From 2009 through 2015 — in Pakistan, Yemen, Somalia, and Libya — the Obama administration admits that its drone strikes have killed between 64 and 116 civilians. These numbers are only a small fraction of even the most conservative estimates made by credible independent reporters and researchers over the same period. With U.S. definitions of a "combatant" constantly in flux, many of the 2,372 to 2,581 "combatants" the government reports killed over the same period will have certainly been civilian casualties.

Few Americans watch for cell phone video from these countries, and so, too often, the executing officers’ versions of events are all that matters.
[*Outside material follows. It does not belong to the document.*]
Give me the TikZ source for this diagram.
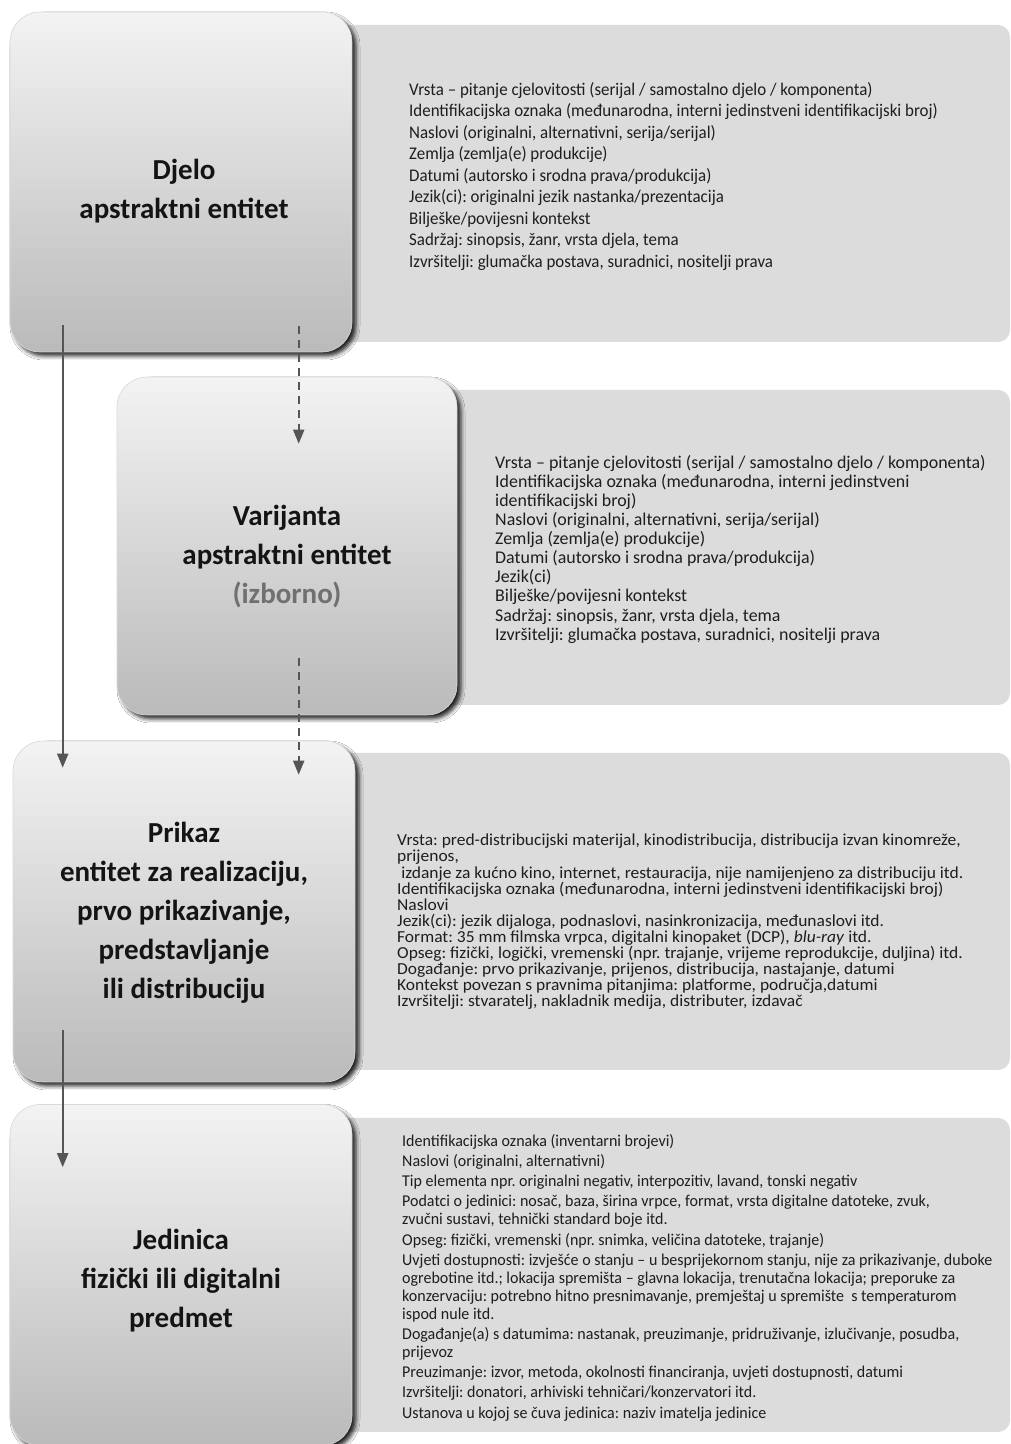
\documentclass[tikz,border=0pt]{standalone}
\usepackage{fontspec}
\setmainfont{Carlito}
\newfontfamily\pone[FakeStretch=0.95]{Carlito}
\newfontfamily\pthree[FakeStretch=1.04]{Carlito}
\newfontfamily\pfour[FakeStretch=0.97]{Carlito}
\usetikzlibrary{arrows.meta,shadows.blur,calc}
\frenchspacing
\definecolor{panelgray}{HTML}{DCDCDC}
\definecolor{boxtop}{HTML}{F3F3F3}
\definecolor{boxbot}{HTML}{BABABA}
\definecolor{arrowgray}{HTML}{555555}
\definecolor{optgray}{HTML}{707070}
\definecolor{titletext}{HTML}{141414}
\definecolor{bodytext}{HTML}{1E1E1E}
\tikzset{
  entity/.style={rectangle, rounded corners=30pt, minimum width=342pt, minimum height=340pt,
    top color=boxtop, bottom color=boxbot, draw=gray!30, line width=0.6pt,
    blur shadow={shadow xshift=4pt, shadow yshift=-4pt, shadow blur radius=4pt, shadow opacity=85},
    inner sep=0pt},
  title/.style={align=center, font=\fontsize{29}{39}\selectfont\bfseries, text=titletext, inner sep=0pt},
  panel/.style={rectangle, rounded corners=12pt, fill=panelgray, inner sep=0pt},
  bodytxt/.style={anchor=north west, align=left, inner sep=0pt, text=bodytext},
  flow/.style={draw=arrowgray, line width=2pt, -{Triangle[width=11pt,length=14pt]}},
  optional/.style={flow, dash pattern=on 8pt off 6pt},
}
\begin{document}
\begin{tikzpicture}[x=1pt,y=1pt]
\useasboundingbox[fill=white] (0,0) rectangle (1010,1444);

% panels
\node[panel, minimum width=710pt, minimum height=317pt] (p1) at (655,1260.5) {};
\node[panel, minimum width=610pt, minimum height=315pt] (p2) at (705,896.5) {};
\node[panel, minimum width=710pt, minimum height=317pt] (p3) at (655,532.5) {};
\node[panel, minimum width=710pt, minimum height=314pt] (p4) at (655,169) {};

% entity boxes
\node[entity] (b1) at (181,1262) {};
\node[entity, minimum width=340pt, minimum height=338pt] (b2) at (287,898) {};
\node[entity, minimum height=341pt] (b3) at (184,532.5) {};
\node[entity, minimum height=341pt] (b4) at (181,169) {};

% titles
\node[title] (t1) at ($(b1.center)+(3,-9)$) {Djelo\\apstraktni entitet};
\node[title] (t2) at ($(b2.center)+(0,-11)$) {Varijanta\\apstraktni entitet\\\textcolor{optgray}{(izborno)}};
\node[title] (t3) at ($(b3.center)+(0,-1)$) {Prikaz\\entitet za realizaciju,\\prvo prikazivanje,\\predstavljanje\\ili distribuciju};
\node[title] (t4) at ($(b4.center)+(0,-6)$) {Jedinica\\fizički ili digitalni\\predmet};

% texts
\node[bodytxt, font=\pone\fontsize{17.8}{21.5}\selectfont] (d1) at (409,1362) {%
Vrsta – pitanje cjelovitosti (serijal / samostalno djelo / komponenta)\\
Identifikacijska oznaka (međunarodna, interni jedinstveni identifikacijski broj)\\
Naslovi (originalni, alternativni, serija/serijal)\\
Zemlja (zemlja(e) produkcije)\\
Datumi (autorsko i srodna prava/produkcija)\\
Jezik(ci): originalni jezik nastanka/prezentacija\\
Bilješke/povijesni kontekst\\
Sadržaj: sinopsis, žanr, vrsta djela, tema\\
Izvršitelji: glumačka postava, suradnici, nositelji prava};

\node[bodytxt, font=\fontsize{17.9}{19.1}\selectfont] (d2) at (495,989) {%
Vrsta – pitanje cjelovitosti (serijal / samostalno djelo / komponenta)\\
Identifikacijska oznaka (međunarodna, interni jedinstveni\\
identifikacijski broj)\\
Naslovi (originalni, alternativni, serija/serijal)\\
Zemlja (zemlja(e) produkcije)\\
Datumi (autorsko i srodna prava/produkcija)\\
Jezik(ci)\\
Bilješke/povijesni kontekst\\
Sadržaj: sinopsis, žanr, vrsta djela, tema\\
Izvršitelji: glumačka postava, suradnici, nositelji prava};

\node[bodytxt, font=\pthree\fontsize{16.8}{16.1}\selectfont] (d3) at (397,610) {%
Vrsta: pred-distribucijski materijal, kinodistribucija, distribucija izvan kinomreže,\\
prijenos,\\
\hspace*{0.25em}izdanje za kućno kino, internet, restauracija, nije namijenjeno za distribuciju itd.\\
Identifikacijska oznaka (međunarodna, interni jedinstveni identifikacijski broj)\\
Naslovi\\
Jezik(ci): jezik dijaloga, podnaslovi, nasinkronizacija, međunaslovi itd.\\
Format: 35 mm filmska vrpca, digitalni kinopaket (DCP), \textit{blu-ray} itd.\\
Opseg: fizički, logički, vremenski (npr. trajanje, vrijeme reprodukcije, duljina) itd.\\
Događanje: prvo prikazivanje, prijenos, distribucija, nastajanje, datumi\\
Kontekst povezan s pravnima pitanjima: platforme, područja,datumi\\
Izvršitelji: stvaratelj, nakladnik medija, distributer, izdavač};

\node[bodytxt, font=\pfour\fontsize{16.5}{18}\selectfont] (d4) at (402,310) {%
Identifikacijska oznaka (inventarni brojevi)\\[2.2pt]
Naslovi (originalni, alternativni)\\[2.2pt]
Tip elementa npr. originalni negativ, interpozitiv, lavand, tonski negativ\\[2.2pt]
Podatci o jedinici: nosač, baza, širina vrpce, format, vrsta digitalne datoteke, zvuk,\\
zvučni sustavi, tehnički standard boje itd.\\[2.2pt]
Opseg: fizički, vremenski (npr. snimka, veličina datoteke, trajanje)\\[2.2pt]
Uvjeti dostupnosti: izvješće o stanju – u besprijekornom stanju, nije za prikazivanje, duboke\\
ogrebotine itd.; lokacija spremišta – glavna lokacija, trenutačna lokacija; preporuke za\\
konzervaciju: potrebno hitno presnimavanje, premještaj u spremište\ \ s temperaturom\\
ispod nule itd.\\[2.2pt]
Događanje(a) s datumima: nastanak, preuzimanje, pridruživanje, izlučivanje, posudba,\\
prijevoz\\[2.2pt]
Preuzimanje: izvor, metoda, okolnosti financiranja, uvjeti dostupnosti, datumi\\[2.2pt]
Izvršitelji: donatori, arhiviski tehničari/konzervatori itd.\\[2.2pt]
Ustanova u kojoj se čuva jedinica: naziv imatelja jedinice};

% connectors
\coordinate (a1s) at ($(b1.south west)+(53,27)$);
\coordinate (a1e) at ($(b3.north west)+(50,-27)$);
\coordinate (a2s) at ($(b1.south west)+(289,26)$);
\coordinate (a2e) at ($(b2.north west)+(182,-67)$);
\coordinate (a3s) at ($(b2.south west)+(182,57)$);
\coordinate (a3e) at ($(b3.north west)+(286,-34)$);
\coordinate (a4s) at ($(b3.south west)+(50,52)$);
\coordinate (a4e) at ($(b4.north west)+(53,-63)$);
\draw[flow] (a1s) -- (a1e);
\draw[optional] (a2s) -- (a2e);
\draw[optional] (a3s) -- (a3e);
\draw[flow] (a4s) -- (a4e);
\end{tikzpicture}
\end{document}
In June 2011, CIA Director John Brennan stated there hadn’t been "a single collateral death" caused by drone strikes over the previous eighteen months. Ample reportage showed this statistic was a flat lie: Marjorie Cohn notes that what little we know of President Obama’s 2013 policy guidelines (still classified) for decreasing civilian deaths is inconsistent even on the question of whether a known target was present.
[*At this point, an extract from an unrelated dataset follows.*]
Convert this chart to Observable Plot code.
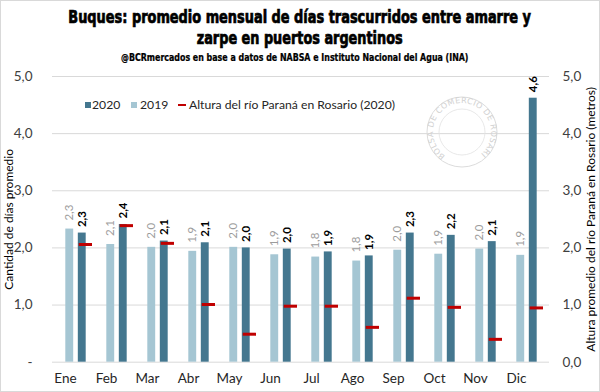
<!DOCTYPE html>
<html><head><meta charset="utf-8">
<script src="https://cdn.jsdelivr.net/npm/d3@7"></script>
<script src="https://cdn.jsdelivr.net/npm/@observablehq/plot@0.6"></script>
<style>
body{margin:0;background:#fff;}
#wrap{position:relative;width:600px;height:392px;overflow:hidden;font-family:Lato,"Open Sans",sans-serif;background:#fff;}
#frame{position:absolute;left:0;top:0;width:598px;height:390px;border:1px solid #d9d9d9;pointer-events:none;}
#head{height:68px;}
#head svg,#chart svg{display:block;}
.lg{position:absolute;font-size:12.2px;line-height:16px;color:#262626;white-space:nowrap;}
.sw{position:absolute;width:6px;height:6px;}
#seal{position:absolute;left:410px;top:80px;pointer-events:none;overflow:visible;}
</style></head>
<body>
<div id="wrap">
  <div id="head">
    <svg width="600" height="68" font-family="'Liberation Sans Narrow','DejaVu Sans Condensed',sans-serif" font-weight="bold" fill="#000" style="overflow:visible">
      <text class="fit" data-x="68.3" data-w="463" y="22.7" font-size="17.5" stroke="#000" stroke-width="0.7">Buques: promedio mensual de días trascurridos entre amarre y</text>
      <text class="fit" data-x="196.7" data-w="206" y="44.2" font-size="17.5" stroke="#000" stroke-width="0.7">zarpe en puertos argentinos</text>
      <text class="fit" data-x="121" data-w="348" y="60.7" font-size="10.5" stroke="#000" stroke-width="0.25">@BCRmercados en base a datos de NABSA e Instituto Nacional del Agua (INA)</text>
    </svg>
  </div>
  <div id="chart"></div>
  <svg id="seal" width="104" height="104" viewBox="-10 -10 104 104">
    <defs><path id="arcp" d="M 25.4 65.8 A 29 29 0 1 1 58.6 65.8"/></defs>
    <circle cx="42" cy="42" r="35" fill="none" stroke="#dcdcdc" stroke-width="1"/>
    <circle cx="42" cy="42" r="23" fill="none" stroke="#e2e2e2" stroke-width="0.8"/>
    <text font-size="8" fill="#d2d2d2" font-family="'DejaVu Sans',sans-serif" letter-spacing="0.4"><textPath href="#arcp">BOLSA DE COMERCIO DE ROSARIO</textPath></text>
  </svg>
  <div class="sw" style="left:85px;top:102px;background:#44778f"></div>
  <div class="lg" style="left:92px;top:97px">2020</div>
  <div class="sw" style="left:131px;top:102px;background:#a5c6d3"></div>
  <div class="lg" style="left:140px;top:97px">2019</div>
  <div class="sw" style="left:178px;top:104px;width:8px;height:2px;background:#c00000"></div>
  <div class="lg" style="left:189px;top:97px">Altura del río Paraná en Rosario (2020)</div>
  <div id="frame"></div>
</div>
<script>
const months = ["Ene","Feb","Mar","Abr","May","Jun","Jul","Ago","Sep","Oct","Nov","Dic"];
const v2019 = [2.33, 2.06, 2.01, 1.94, 2.01, 1.88, 1.84, 1.77, 1.96, 1.89, 1.98, 1.87];
const v2020 = [2.26, 2.41, 2.12, 2.09, 2.00, 1.98, 1.93, 1.86, 2.26, 2.22, 2.11, 4.62];
const river = [2.06, 2.39, 2.08, 1.01, 0.49, 0.98, 0.98, 0.61, 1.12, 0.96, 0.40, 0.95];
const yTicks = [0, 1, 2, 3, 4, 5];

// fit title lines to the reference widths by horizontal scaling
document.querySelectorAll("text.fit").forEach(t => {
  const w = t.getComputedTextLength();
  const target = +t.dataset.w, x0 = +t.dataset.x;
  const s = target / w;
  t.setAttribute("x", 0);
  t.setAttribute("transform", `translate(${x0},0) scale(${s},1)`);
});

const data = months.map((m, i) => ({month: m, v2019: v2019[i], v2020: v2020[i], river: river[i]}));
const fmt = d => d.toFixed(1).replace(".", ",");
const bw = 497 / 12;

const chart = Plot.plot({
  width: 600, height: 324,
  marginTop: 8, marginBottom: 30.3, marginLeft: 52, marginRight: 51,
  style: {fontFamily: "Lato, 'Open Sans', sans-serif", background: "#fff", overflow: "visible"},
  x: {type: "band", domain: months, padding: 0, label: null},
  y: {domain: [0, 5], label: null},
  marks: [
    Plot.ruleY(yTicks, {stroke: "#d9d9d9", strokeWidth: 1}),
    Plot.barY(data, {x: "month", y: "v2019", fill: "#a5c6d3", insetLeft: bw/2 - 10.4, insetRight: bw/2 + 2.1}),
    Plot.barY(data, {x: "month", y: "v2020", fill: "#44778f", insetLeft: bw/2 + 2.1, insetRight: bw/2 - 10.4}),
    Plot.tickY(data, {x: "month", y: "river", stroke: "#c00000", strokeWidth: 3, insetLeft: bw/2 + 3, insetRight: bw/2 - 16.7}),
    Plot.text(data, {x: "month", y: "v2019", text: d => fmt(d.v2019), rotate: -90, textAnchor: "start", lineAnchor: "middle", dx: -6.25, dy: -8.5, fill: "#9c9c9c", fontSize: 11.5}),
    Plot.text(data, {x: "month", y: "v2020", text: d => fmt(d.v2020), rotate: -90, textAnchor: "start", lineAnchor: "middle", dx: 6.5, dy: -6, fill: "#000", fontWeight: "bold", fontSize: 11.5}),
    Plot.axisY({anchor: "left", ticks: yTicks, tickFormat: d => d === 0 ? "-" : fmt(d), tickSize: 0, tickPadding: 20, fontSize: 13.5, color: "#404040", label: null}),
    Plot.axisY({anchor: "right", ticks: yTicks, tickFormat: fmt, tickSize: 0, tickPadding: 13, fontSize: 13.5, color: "#404040", label: null}),
    Plot.axisX({tickSize: 0, tickPadding: 11, dx: -10.5, fontSize: 13.5, color: "#262626", label: null}),
    Plot.text(["Cantidad de días promedio"], {frameAnchor: "left", textAnchor: "middle", lineAnchor: "middle", dx: -43, rotate: -90, text: d => d, fontSize: 12, fill: "#000"}),
    Plot.text(["Altura promedio del río Paraná en Rosario (metros)"], {frameAnchor: "right", textAnchor: "middle", lineAnchor: "middle", dx: 42, rotate: -90, text: d => d, fontSize: 12, fill: "#000"})
  ]
});
document.getElementById("chart").appendChild(chart);
</script>
</body></html>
Many strikes are targeted at areas of suspicious activity, but the military does not know who is present.

As Philip Giraldi notes, a March 2015 Physicians for Social Responsibility report claims that more (perhaps far more) than 1.3 million people were killed during the first ten years of the "Global War on Terror" in Iraq, Afghanistan, and Pakistan. Adding Syria, Libya, Somalia, and Yemen, he finds the current total might easily exceed 2 million with some estimates credibly going to 4 million or beyond. He fears the data released July 1 will end up normalizing the drone program, writing:

"The past 15 years have institutionalized and validated the killing process. President Clinton or Trump will be able to do more of the same, as the procedures involved are 'completely legal' and likely soon to be authorized under an executive order."

The July 1 data minimizes civilian deaths by limiting itself to countries with which the United States is not at war. But the United States' drone arsenal is precisely designed to project violence into areas miles from any battlefield where arrest, not assassination, would before have been considered both feasible and morally indispensable in dealing with suspects accused of a crime.

U.S. figures also do not count untold numbers of civilians learning to fear the sky, in formerly peaceful areas, because of weapons that might be fired without warning.

These drones take away the very idea of trials, evidence, and the rule of law, making the whole world a battlefield.

In the U.S. neighborhoods where people like Alton Sterling and Philando Castile risk summary execution, residents cannot be faulted for concluding that the government and society don’t mind treating their homes as war zones. It is apparent that the lives of innocent people caught up in these brutal, undeclared wars do not matter. All that matters is the safety and property of the people outside, and of the people sent in to quell disorder.

Which has ever brought a peaceful future nearer to neighborhoods: weaponized military and surveillance systems, or the efforts of concerned neighbors seeking justice? The United States withholds resources needed for the task of healing the battle scars our country has inflicted on so much of the world. If our fear is endless, how will these wars ever end?

We have to face the fact that when the United States acts as self-appointed “global policeman,” we do to poor nations what those two officers did to Alton Sterling. We must temper selfish and unreasonable fears for our own safety with the knowledge that others also want safe and stable lives. We must build community by lessening inequality. We must swear off making the world our battlefield and be appalled to hear the U.S. government making crude threats of violence to the rest of the world. “If you f---ing move, I swear to God!"